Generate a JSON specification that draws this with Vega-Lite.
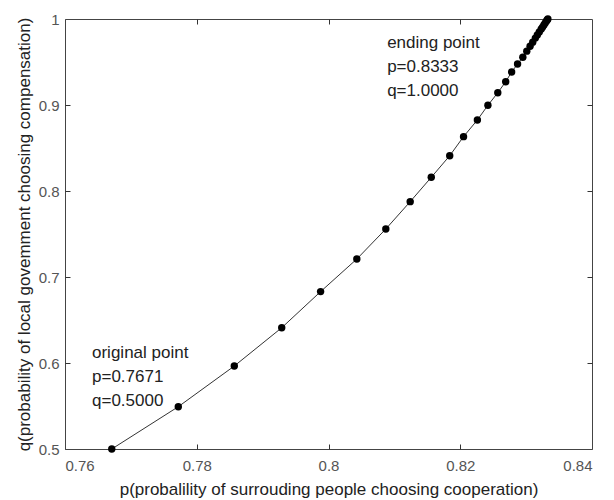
{
  "$schema": "https://vega.github.io/schema/vega-lite/v6.json",
  "width": 527,
  "height": 430,
  "autosize": {"type": "none"},
  "padding": {"left": 65, "top": 19, "right": 22, "bottom": 51},
  "background": "white",
  "config": {
    "view": {"stroke": "#444", "strokeWidth": 1},
    "axis": {
      "grid": false,
      "domainColor": "#444",
      "domainWidth": 1,
      "tickColor": "#333",
      "tickWidth": 1,
      "tickSize": 5,
      "labelFont": "Liberation Sans",
      "labelFontSize": 15,
      "labelColor": "#555",
      "titleFont": "Liberation Sans",
      "titleFontSize": 17,
      "titleFontWeight": "normal",
      "titleColor": "#222"
    }
  },
  "datasets": {
    "path": [
      {"p": 0.7671, "q": 0.5},
      {"p": 0.7772, "q": 0.5492},
      {"p": 0.7857, "q": 0.5965},
      {"p": 0.7929, "q": 0.641},
      {"p": 0.7988, "q": 0.683},
      {"p": 0.8043, "q": 0.7209},
      {"p": 0.8087, "q": 0.7558},
      {"p": 0.8124, "q": 0.7876},
      {"p": 0.8156, "q": 0.8159},
      {"p": 0.8184, "q": 0.841},
      {"p": 0.8205, "q": 0.8632},
      {"p": 0.8226, "q": 0.8826},
      {"p": 0.8242, "q": 0.8997},
      {"p": 0.8257, "q": 0.9143},
      {"p": 0.8269, "q": 0.9271},
      {"p": 0.8278, "q": 0.9384},
      {"p": 0.8287, "q": 0.9477},
      {"p": 0.8295, "q": 0.9555},
      {"p": 0.8301, "q": 0.9626},
      {"p": 0.8306, "q": 0.9684},
      {"p": 0.831, "q": 0.9731},
      {"p": 0.8314, "q": 0.9778},
      {"p": 0.8317, "q": 0.9813},
      {"p": 0.832, "q": 0.9848},
      {"p": 0.8323, "q": 0.9883},
      {"p": 0.8325, "q": 0.9906},
      {"p": 0.8327, "q": 0.993},
      {"p": 0.8329, "q": 0.9953},
      {"p": 0.8331, "q": 0.9977},
      {"p": 0.8332, "q": 0.9988},
      {"p": 0.8333, "q": 1.0}
    ],
    "notes": [
      {"p": 0.8089, "q": 0.981, "label": "ending point\np=0.8333\nq=1.0000"},
      {"p": 0.7641, "q": 0.621, "label": "original point\np=0.7671\nq=0.5000"}
    ]
  },
  "layer": [
    {
      "data": {"name": "path"},
      "mark": {"type": "line", "color": "#333", "strokeWidth": 1},
      "encoding": {
        "x": {
          "field": "p", "type": "quantitative",
          "scale": {"domain": [0.76, 0.84], "nice": false},
          "axis": {"orient": "bottom", "values": [0.76, 0.78, 0.8, 0.82, 0.84], "format": "~g", "ticks": false, "labelPadding": 9, "titlePadding": 8,
                   "title": "p(probalility of surrouding people choosing cooperation)"}
        },
        "y": {
          "field": "q", "type": "quantitative",
          "scale": {"domain": [0.5, 1], "nice": false, "zero": false},
          "axis": {"orient": "left", "values": [0.5, 0.6, 0.7, 0.8, 0.9, 1], "format": "~g", "ticks": false, "labelPadding": 6, "titlePadding": 5,
                   "title": "q(probability of local govemment choosing compensation)"}
        }
      }
    },
    {
      "data": {"name": "path"},
      "mark": {"type": "point", "filled": true, "color": "#000", "opacity": 1, "size": 55},
      "encoding": {
        "x": {
          "field": "p", "type": "quantitative",
          "scale": {"domain": [0.76, 0.84], "nice": false},
          "axis": {"orient": "top", "offset": -430, "values": [0.78, 0.8, 0.82], "domain": false, "labels": false, "title": null}
        },
        "y": {
          "field": "q", "type": "quantitative",
          "scale": {"domain": [0.5, 1], "nice": false, "zero": false},
          "axis": {"orient": "right", "offset": -527, "values": [0.6, 0.7, 0.8, 0.9], "domain": false, "labels": false, "title": null}
        }
      }
    },
    {
      "data": {"name": "notes"},
      "mark": {"type": "text", "align": "left", "baseline": "top", "fontSize": 17, "lineBreak": "\n", "lineHeight": 24, "font": "Liberation Sans", "color": "#222"},
      "encoding": {
        "x": {"field": "p", "type": "quantitative", "scale": {"domain": [0.76, 0.84], "nice": false},
              "axis": {"orient": "bottom", "offset": -430, "values": [0.78, 0.8, 0.82], "domain": false, "labels": false, "title": null}},
        "y": {"field": "q", "type": "quantitative", "scale": {"domain": [0.5, 1], "nice": false, "zero": false},
              "axis": {"orient": "left", "offset": -527, "values": [0.6, 0.7, 0.8, 0.9], "domain": false, "labels": false, "title": null}},
        "text": {"field": "label"}
      }
    }
  ],
  "resolve": {"axis": {"x": "independent", "y": "independent"}}
}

● **WORK TO DO**: Keep the pictures out of the copy and write out the data exactly as it stands.

● **EXERCISE SOLUTION**:
Generate a JSON specification that draws this with Vega-Lite.
{
  "$schema": "https://vega.github.io/schema/vega-lite/v6.json",
  "width": 527,
  "height": 430,
  "autosize": {"type": "none"},
  "padding": {"left": 65, "top": 19, "right": 22, "bottom": 51},
  "background": "white",
  "config": {
    "view": {"stroke": "#444", "strokeWidth": 1},
    "axis": {
      "grid": false,
      "domainColor": "#444",
      "domainWidth": 1,
      "tickColor": "#333",
      "tickWidth": 1,
      "tickSize": 5,
      "labelFont": "Liberation Sans",
      "labelFontSize": 15,
      "labelColor": "#555",
      "titleFont": "Liberation Sans",
      "titleFontSize": 17,
      "titleFontWeight": "normal",
      "titleColor": "#222"
    }
  },
  "datasets": {
    "path": [
      {"p": 0.7671, "q": 0.5},
      {"p": 0.7772, "q": 0.5492},
      {"p": 0.7857, "q": 0.5965},
      {"p": 0.7929, "q": 0.641},
      {"p": 0.7988, "q": 0.683},
      {"p": 0.8043, "q": 0.7209},
      {"p": 0.8087, "q": 0.7558},
      {"p": 0.8124, "q": 0.7876},
      {"p": 0.8156, "q": 0.8159},
      {"p": 0.8184, "q": 0.841},
      {"p": 0.8205, "q": 0.8632},
      {"p": 0.8226, "q": 0.8826},
      {"p": 0.8242, "q": 0.8997},
      {"p": 0.8257, "q": 0.9143},
      {"p": 0.8269, "q": 0.9271},
      {"p": 0.8278, "q": 0.9384},
      {"p": 0.8287, "q": 0.9477},
      {"p": 0.8295, "q": 0.9555},
      {"p": 0.8301, "q": 0.9626},
      {"p": 0.8306, "q": 0.9684},
      {"p": 0.831, "q": 0.9731},
      {"p": 0.8314, "q": 0.9778},
      {"p": 0.8317, "q": 0.9813},
      {"p": 0.832, "q": 0.9848},
      {"p": 0.8323, "q": 0.9883},
      {"p": 0.8325, "q": 0.9906},
      {"p": 0.8327, "q": 0.993},
      {"p": 0.8329, "q": 0.9953},
      {"p": 0.8331, "q": 0.9977},
      {"p": 0.8332, "q": 0.9988},
      {"p": 0.8333, "q": 1.0}
    ],
    "notes": [
      {"p": 0.8089, "q": 0.981, "label": "ending point\np=0.8333\nq=1.0000"},
      {"p": 0.7641, "q": 0.621, "label": "original point\np=0.7671\nq=0.5000"}
    ]
  },
  "layer": [
    {
      "data": {"name": "path"},
      "mark": {"type": "line", "color": "#333", "strokeWidth": 1},
      "encoding": {
        "x": {
          "field": "p", "type": "quantitative",
          "scale": {"domain": [0.76, 0.84], "nice": false},
          "axis": {"orient": "bottom", "values": [0.76, 0.78, 0.8, 0.82, 0.84], "format": "~g", "ticks": false, "labelPadding": 9, "titlePadding": 8,
                   "title": "p(probalility of surrouding people choosing cooperation)"}
        },
        "y": {
          "field": "q", "type": "quantitative",
          "scale": {"domain": [0.5, 1], "nice": false, "zero": false},
          "axis": {"orient": "left", "values": [0.5, 0.6, 0.7, 0.8, 0.9, 1], "format": "~g", "ticks": false, "labelPadding": 6, "titlePadding": 5,
                   "title": "q(probability of local govemment choosing compensation)"}
        }
      }
    },
    {
      "data": {"name": "path"},
      "mark": {"type": "point", "filled": true, "color": "#000", "opacity": 1, "size": 55},
      "encoding": {
        "x": {
          "field": "p", "type": "quantitative",
          "scale": {"domain": [0.76, 0.84], "nice": false},
          "axis": {"orient": "top", "offset": -430, "values": [0.78, 0.8, 0.82], "domain": false, "labels": false, "title": null}
        },
        "y": {
          "field": "q", "type": "quantitative",
          "scale": {"domain": [0.5, 1], "nice": false, "zero": false},
          "axis": {"orient": "right", "offset": -527, "values": [0.6, 0.7, 0.8, 0.9], "domain": false, "labels": false, "title": null}
        }
      }
    },
    {
      "data": {"name": "notes"},
      "mark": {"type": "text", "align": "left", "baseline": "top", "fontSize": 17, "lineBreak": "\n", "lineHeight": 24, "font": "Liberation Sans", "color": "#222"},
      "encoding": {
        "x": {"field": "p", "type": "quantitative", "scale": {"domain": [0.76, 0.84], "nice": false},
              "axis": {"orient": "bottom", "offset": -430, "values": [0.78, 0.8, 0.82], "domain": false, "labels": false, "title": null}},
        "y": {"field": "q", "type": "quantitative", "scale": {"domain": [0.5, 1], "nice": false, "zero": false},
              "axis": {"orient": "left", "offset": -527, "values": [0.6, 0.7, 0.8, 0.9], "domain": false, "labels": false, "title": null}},
        "text": {"field": "label"}
      }
    }
  ],
  "resolve": {"axis": {"x": "independent", "y": "independent"}}
}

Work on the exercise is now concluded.